### Records ###
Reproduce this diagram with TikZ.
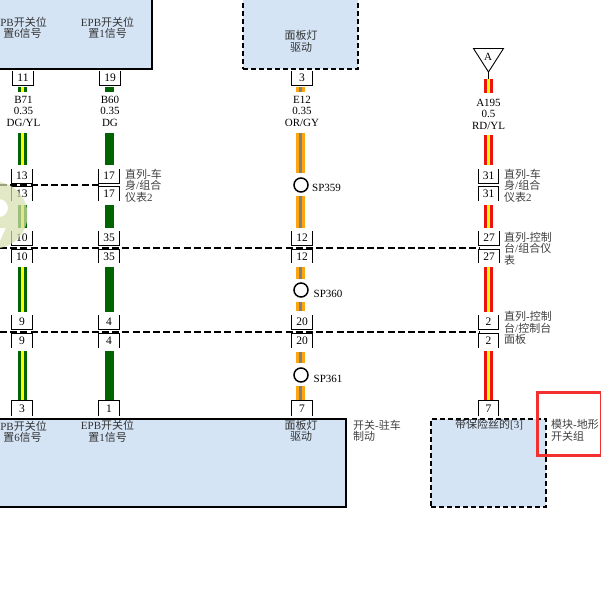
\documentclass[tikz,border=0pt]{standalone}
\usepackage{fontspec}
\setmainfont{Liberation Serif}
\newfontfamily\cjk{Noto Sans CJK SC}
\newcommand\zh[1]{{\cjk #1}}
\definecolor{panel}{HTML}{D4E4F5}
\definecolor{dgreen}{HTML}{006400}
\definecolor{wyel}{HTML}{FFFF00}
\definecolor{worg}{HTML}{FFA50F}
\definecolor{wgry}{HTML}{808080}
\definecolor{wred}{HTML}{EE1111}
\definecolor{frame}{HTML}{F23030}
\definecolor{wm}{HTML}{D8E0B0}
\tikzset{
  wdgyl/.style={draw=dgreen,double=wyel,double distance=3.4pt,line width=2.8pt},
  wdg/.style={draw=dgreen,line width=9pt},
  worgy/.style={draw=worg,double=wgry,double distance=3.4pt,line width=2.8pt},
  wrdyl/.style={draw=wred,double=wyel,double distance=3.4pt,line width=2.8pt},
  pinlabel/.style={inner sep=0pt,font=\fontsize{11.5}{11.5}\selectfont},
  wirelabel/.style={inner sep=0pt,align=center,font=\fontsize{11}{11.5}\selectfont},
  cjklabel/.style={inner sep=0pt,align=center,text=black!80,font=\fontsize{11}{11.5}\selectfont},
  sidelabel/.style={inner sep=0pt,anchor=north west,align=left,text=black!75,font=\fontsize{11}{11.5}\selectfont},
  splabel/.style={inner sep=0pt,anchor=west,font=\fontsize{11}{11}\selectfont},
  splice/.style={draw=black,fill=white,circle,line width=1.5pt,minimum size=14pt,inner sep=0pt},
  solidbox/.style={draw=black,fill=panel,line width=2pt},
  dashbox/.style={draw=black,fill=panel,line width=2.4pt,dash pattern=on 5pt off 3pt},
  busline/.style={draw=black,line width=1.4pt,dash pattern=on 7pt off 3.2pt},
  pin/.style={line width=.9pt,draw=black},
}
% \wseg{style}{name}{x}{y1}{y2}
\newcommand\wseg[5]{\coordinate (#2a) at (#3,#4);\coordinate (#2b) at (#3,#5);\draw[#1] (#2a) -- (#2b);}
% U-shaped pin: closed at the bottom
\newcommand\pinU[5]{\node[pinlabel,minimum width=20pt,minimum height=#5pt-#4pt] (#1) at (#3,{(#4+#5)/2}) {#2};
  \draw[pin] (#1.north west) -- (#1.south west) -- (#1.south east) -- (#1.north east);}
% inverted U: closed at the top
\newcommand\pinN[5]{\node[pinlabel,minimum width=20pt,minimum height=#5pt-#4pt] (#1) at (#3,{(#4+#5)/2}) {#2};
  \draw[pin] (#1.south west) -- (#1.north west) -- (#1.north east) -- (#1.south east);}
\begin{document}
\begin{tikzpicture}[x=1pt,y=-1pt]
\useasboundingbox (0,0) rectangle (601,603);
\fill[white] (0,0) rectangle (601,603);
% top blocks
\node[solidbox,minimum width=172pt,minimum height=90pt,inner sep=0pt] (topleft) at (66,24) {};
\node[dashbox,minimum width=115pt,minimum height=90pt,inner sep=0pt] (topmid) at (300.5,24) {};
\node[cjklabel,anchor=east] (t1) at (47,22.5) {PB\zh{开关位}};
\node[cjklabel] (t1b) at (22.5,33.5) {\zh{置}6\zh{信号}};
\node[cjklabel] (t2) at (107.5,28) {EPB\zh{开关位}\\\zh{置}1\zh{信号}};
\node[cjklabel] (t3) at (301,41.5) {\zh{面板灯}\\\zh{驱动}};
% bottom blocks
\node[solidbox,minimum width=376pt,minimum height=88pt,inner sep=0pt] (botleft) at (158,463) {};
\node[dashbox,minimum width=115pt,minimum height=88pt,inner sep=0pt] (botright) at (488.5,463) {};
\node[cjklabel,anchor=east] (b1) at (47,426) {PB\zh{开关位}};
\node[cjklabel] (b1b) at (22.5,437.5) {\zh{置}6\zh{信号}};
\node[cjklabel] (b2) at (107.5,431.5) {EPB\zh{开关位}\\\zh{置}1\zh{信号}};
\node[cjklabel] (b3) at (301,431) {\zh{面板灯}\\\zh{驱动}};
\node[cjklabel] (b4) at (489,425) {\zh{带保险丝的}[3]};
\node[sidelabel] (b5) at (353,419.5) {\zh{开关}-\zh{驻车}\\\zh{制动}};
\node[sidelabel] (b6) at (551,419.5) {\zh{模块}-\zh{地形}\\\zh{开关组}};
% bus lines
\coordinate (d1a) at (0,185);\coordinate (d1b) at (100,185);
\coordinate (d2a) at (0,248);\coordinate (d2b) at (480,248);
\coordinate (d3a) at (0,332);\coordinate (d3b) at (480,332);
\draw[busline] (d1a) -- (d1b);
\draw[busline] (d2a) -- (d2b);
\draw[busline] (d3a) -- (d3b);
% column 1
\wseg{wdgyl}{a1}{22.5}{87}{92}
\wseg{wdgyl}{a2}{22.5}{133}{165}
\wseg{wdgyl}{a3}{22.5}{205}{228}
\wseg{wdgyl}{a4}{22.5}{267}{312}
\wseg{wdgyl}{a5}{22.5}{351}{401}
\pinU{p11}{11}{23}{71}{85}
\pinU{p13u}{13}{22}{169}{183}
\pinN{p13d}{13}{22}{187}{201}
\pinU{p10u}{10}{22}{231}{245}
\pinN{p10d}{10}{22}{250}{263}
\pinU{p9u}{9}{22}{315}{329}
\pinN{p9d}{9}{22}{334}{348}
\pinN{p3b}{3}{22}{401}{416}
\node[wirelabel] (l1) at (23.5,111) {B71\\0.35\\DG/YL};
% column 2
\wseg{wdg}{b1}{109.5}{87}{92}
\wseg{wdg}{b2}{109.5}{133}{165}
\wseg{wdg}{b3}{109.5}{205}{228}
\wseg{wdg}{b4}{109.5}{267}{312}
\wseg{wdg}{b5}{109.5}{351}{401}
\pinU{p19}{19}{110}{71}{85}
\pinU{p17u}{17}{109}{169}{183}
\pinN{p17d}{17}{109}{187}{201}
\pinU{p35u}{35}{109}{231}{245}
\pinN{p35d}{35}{109}{250}{263}
\pinU{p4u}{4}{109}{315}{329}
\pinN{p4d}{4}{109}{334}{348}
\pinN{p1b}{1}{109}{401}{416}
\node[wirelabel] (l2) at (110,111) {B60\\0.35\\DG};
\node[sidelabel] (s1) at (125,169) {\zh{直列}-\zh{车}\\\zh{身}/\zh{组合}\\\zh{仪表}2};
% column 3
\wseg{worgy}{c1}{300.5}{87}{92}
\wseg{worgy}{c2}{300.5}{133}{173}
\wseg{worgy}{c3}{300.5}{196}{228}
\wseg{worgy}{c4}{300.5}{267}{279}
\wseg{worgy}{c5}{300.5}{302}{311}
\wseg{worgy}{c6}{300.5}{352}{363}
\wseg{worgy}{c7}{300.5}{386}{401}
\pinU{p3t}{3}{302}{71}{85}
\pinU{p12u}{12}{302}{231}{245}
\pinN{p12d}{12}{302}{250}{263}
\pinU{p20u}{20}{302}{315}{329}
\pinN{p20d}{20}{302}{334}{348}
\pinN{p7a}{7}{302}{401}{416}
\node[wirelabel] (l3) at (302,111) {E12\\0.35\\OR/GY};
\node[splice] (sp1) at (301,185) {};
\node[splice] (sp2) at (301,290) {};
\node[splice] (sp3) at (301,375) {};
\node[splabel] (sl1) at (312,188) {SP359};
\node[splabel] (sl2) at (313.5,294) {SP360};
\node[splabel] (sl3) at (313.5,378.5) {SP361};
% column 4
\coordinate (trl) at (473.5,48.5);\coordinate (trr) at (503.5,48.5);\coordinate (tra) at (488.5,72);\coordinate (trs) at (488.5,79);
\draw[line width=.9pt] (trl) -- (trr) -- (tra) -- cycle;
\draw[line width=.9pt] (tra) -- (trs);
\node[inner sep=0pt,font=\fontsize{11}{11}\selectfont] (tri) at (488,57) {A};
\wseg{wrdyl}{d1}{488.5}{79}{93}
\wseg{wrdyl}{d2}{488.5}{135}{165}
\wseg{wrdyl}{d3}{488.5}{205}{228}
\wseg{wrdyl}{d4}{488.5}{267}{312}
\wseg{wrdyl}{d5}{488.5}{351}{401}
\pinU{p31u}{31}{488.5}{169}{183}
\pinN{p31d}{31}{488.5}{187}{201}
\pinU{p27u}{27}{489}{231}{245}
\pinN{p27d}{27}{489}{250}{263}
\pinU{p2u}{2}{488.5}{315}{329}
\pinN{p2d}{2}{488.5}{334}{348}
\pinN{p7b}{7}{488.5}{401}{416}
\node[wirelabel] (l4) at (488.5,114) {A195\\0.5\\RD/YL};
\node[sidelabel] (s2) at (504,169) {\zh{直列}-\zh{车}\\\zh{身}/\zh{组合}\\\zh{仪表}2};
\node[sidelabel] (s3) at (504,232) {\zh{直列}-\zh{控制}\\\zh{台}/\zh{组合仪}\\\zh{表}};
\node[sidelabel] (s4) at (504,311.5) {\zh{直列}-\zh{控制}\\\zh{台}/\zh{控制台}\\\zh{面板}};
% highlight frame
\draw[frame,line width=3pt] (537.5,392.5) rectangle (601.5,455.5);
% watermark
\begin{scope}[opacity=.72]
  \fill[wm,even odd rule] (-6,215) circle[radius=33.5] (-1,208) circle[radius=9]
     (-1,228) -- (6,228) -- (-1,243) -- cycle;
\end{scope}
\end{tikzpicture}
\end{document}
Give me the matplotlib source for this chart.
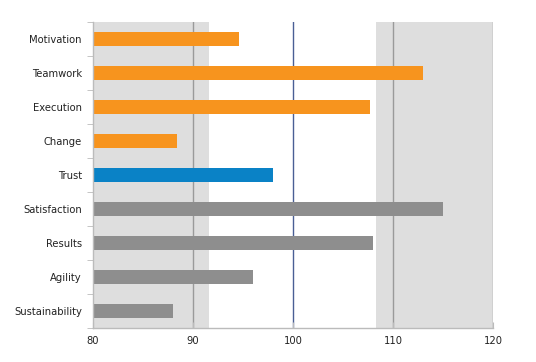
import matplotlib
matplotlib.use("Agg")
import matplotlib.pyplot as plt

categories = ["Motivation", "Teamwork", "Execution", "Change", "Trust",
              "Satisfaction", "Results", "Agility", "Sustainability"]
values = [94.6, 113.0, 107.7, 88.4, 98.0, 115.0, 108.0, 96.0, 88.0]
groups = ["orange", "orange", "orange", "orange", "blue", "gray", "gray", "gray", "gray"]
x_ticks = [80, 90, 100, 110, 120]
shade_low = (80, 91.6)
shade_high = (108.3, 120)
reference = 100

palette = {"orange": "#f7941e", "blue": "#0a82c6", "gray": "#8e8e8e"}

fig = plt.figure(figsize=(5.36, 3.62), dpi=100)
ax = fig.add_axes([93/536, 1-328/362, 400/536, 306/362])

ax.axvspan(*shade_low, color="#dedede", zorder=0, lw=0)
ax.axvspan(*shade_high, color="#dedede", zorder=0, lw=0)
for t in [90, 110, 120]:
    ax.axvline(t, color="#9a9a9a", lw=1.0, zorder=1)
ax.axvline(reference, color="#4a5f95", lw=1.0, zorder=1)

n = len(categories)
ypos = list(range(n))
ax.barh(ypos, [v - 80 for v in values], left=80, height=0.4,
        color=[palette[g] for g in groups], zorder=2)

ax.set_xlim(80, 120)
ax.set_ylim(n - 0.5, -0.5)
ax.set_xticks(x_ticks)
ax.set_xticklabels([str(t) for t in x_ticks], fontsize=7.2, color="#222222")
ax.set_yticks(ypos)
ax.set_yticklabels(categories, fontsize=7.2, color="#222222")
ax.tick_params(axis="y", length=0, pad=8)
ax.set_yticks([i + 0.5 for i in range(-1, n)], minor=True)
ax.tick_params(axis="y", which="minor", length=4, color="#bbbbbb", direction="out")
ax.tick_params(axis="x", length=4, color="#bbbbbb", direction="in", pad=6)

for s in ["top", "right"]:
    ax.spines[s].set_visible(False)
ax.spines["left"].set_color("#bbbbbb")
ax.spines["bottom"].set_color("#bbbbbb")
ax.spines["left"].set_linewidth(1.0)
ax.spines["bottom"].set_linewidth(1.0)

fig.savefig("out.png", dpi=100)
###
Within the listing above, copy each line that has the string "matplotlib".

Give me the matplotlib source for this chart.
import matplotlib
matplotlib.use("Agg")
import matplotlib.pyplot as plt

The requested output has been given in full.